#### Lines of data
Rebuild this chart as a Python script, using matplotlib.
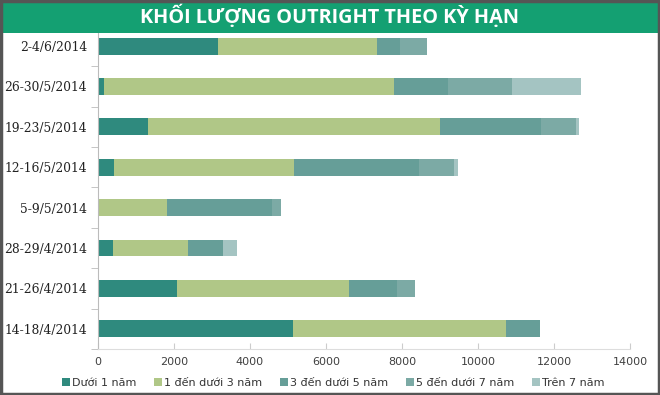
import matplotlib.pyplot as plt
from matplotlib.patches import Rectangle
import numpy as np

plt.rcParams['font.family'] = ['DejaVu Sans']

weeks = ['14-18/4/2014', '21-26/4/2014', '28-29/4/2014', '5-9/5/2014',
         '12-16/5/2014', '19-23/5/2014', '26-30/5/2014', '2-4/6/2014']
duoi_1 = [5120, 2070, 400, 0, 430, 1310, 170, 3170]
tu_1_3 = [5610, 4530, 1970, 1820, 4720, 7690, 7620, 4180]
tu_3_5 = [900, 1270, 920, 2760, 3290, 2650, 1430, 610]
tu_5_7 = [0, 470, 0, 240, 920, 940, 1680, 700]
tren_7 = [0, 0, 360, 0, 110, 60, 1800, 0]

series = [duoi_1, tu_1_3, tu_3_5, tu_5_7, tren_7]
names = ['Dưới 1 năm', '1 đến dưới 3 năm', '3 đến dưới 5 năm',
         '5 đến dưới 7 năm', 'Trên 7 năm']
colors = ['#2f8a7e', '#b0c787', '#669e98', '#7caaa5', '#a4c4c2']

fig = plt.figure(figsize=(6.6, 3.95), dpi=100)
ax = fig.add_axes([0.1485, 0.1165, 0.806, 0.818])

y = np.arange(len(weeks))
left = np.zeros(len(weeks))
for vals, name, c in zip(series, names, colors):
    ax.barh(y, vals, left=left, height=0.42, color=c, label=name)
    left += np.array(vals)

ax.set_xlim(0, 14000)
ax.set_ylim(-0.5, len(weeks) - 0.5)
ax.set_xticks(range(0, 14001, 2000))
ax.set_yticks(y)
ax.set_yticklabels(weeks, family='DejaVu Serif')
ax.set_yticks(np.arange(-0.5, len(weeks), 1), minor=True)
ax.tick_params(axis='y', which='major', length=0, pad=8, labelsize=8.8, labelcolor='#222222')
ax.tick_params(axis='y', which='minor', length=5, color='#bbbbbb', direction='out')
ax.tick_params(axis='x', length=4, color='#cccccc', direction='in', labelsize=8, labelcolor='#404040', pad=6)
for s in ['top', 'right']:
    ax.spines[s].set_visible(False)
ax.spines['left'].set_color('#bbbbbb')
ax.spines['bottom'].set_color('#dddddd')

# title banner
fig.patches.append(Rectangle((0, 1 - 33 / 395), 1, 33 / 395, transform=fig.transFigure,
                             facecolor='#14a072', edgecolor='none', zorder=5))
fig.text(0.5, 1 - 16.5 / 395, 'KHỐI LƯỢNG OUTRIGHT THEO KỲ HẠN', ha='center', va='center',
         color='white', fontsize=14.3, fontweight='bold', family=['Open Sans', 'DejaVu Sans'],
         zorder=6)

# frame
fig.patches.append(Rectangle((0.002, 0.003), 0.996, 0.994, transform=fig.transFigure,
                             facecolor='none', edgecolor='#555555', linewidth=2.5, zorder=7))

fig.legend(loc='center', bbox_to_anchor=(0.505, 1 - 383 / 395), ncol=5, frameon=False,
           fontsize=8, handlelength=0.7, handleheight=0.7, handletextpad=0.2,
           columnspacing=1.6, labelcolor='#333333')

fig.savefig('out.png', dpi=100)
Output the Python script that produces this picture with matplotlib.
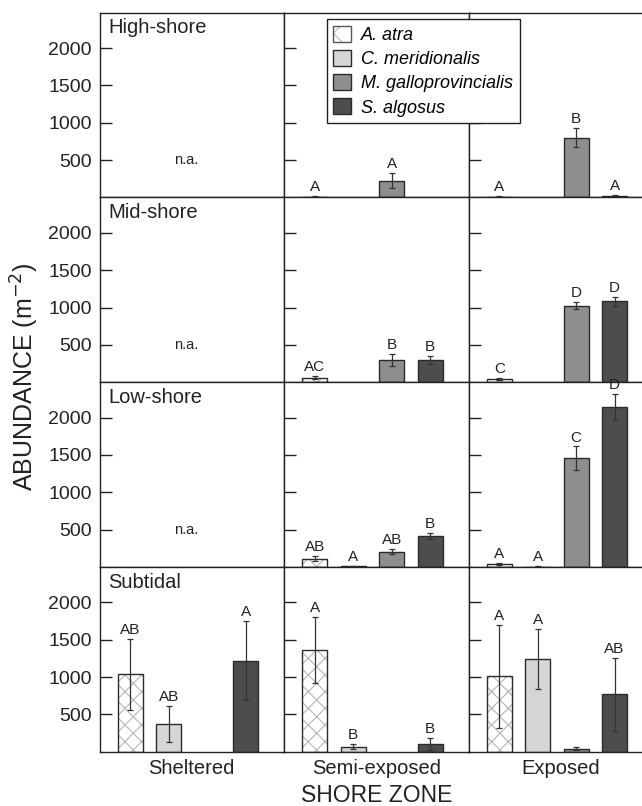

#### What the exercise asks
From the first line of the material down to the line containing "plt.rcParams['font.family'] = ['DejaVu Sans']", inclusive, return each line exactly, skipping any picture.

#### In response
Rebuild this chart as a Python script, using matplotlib.
import matplotlib.pyplot as plt
from matplotlib.patches import Rectangle
import numpy as np

plt.rcParams['font.family'] = ['DejaVu Sans']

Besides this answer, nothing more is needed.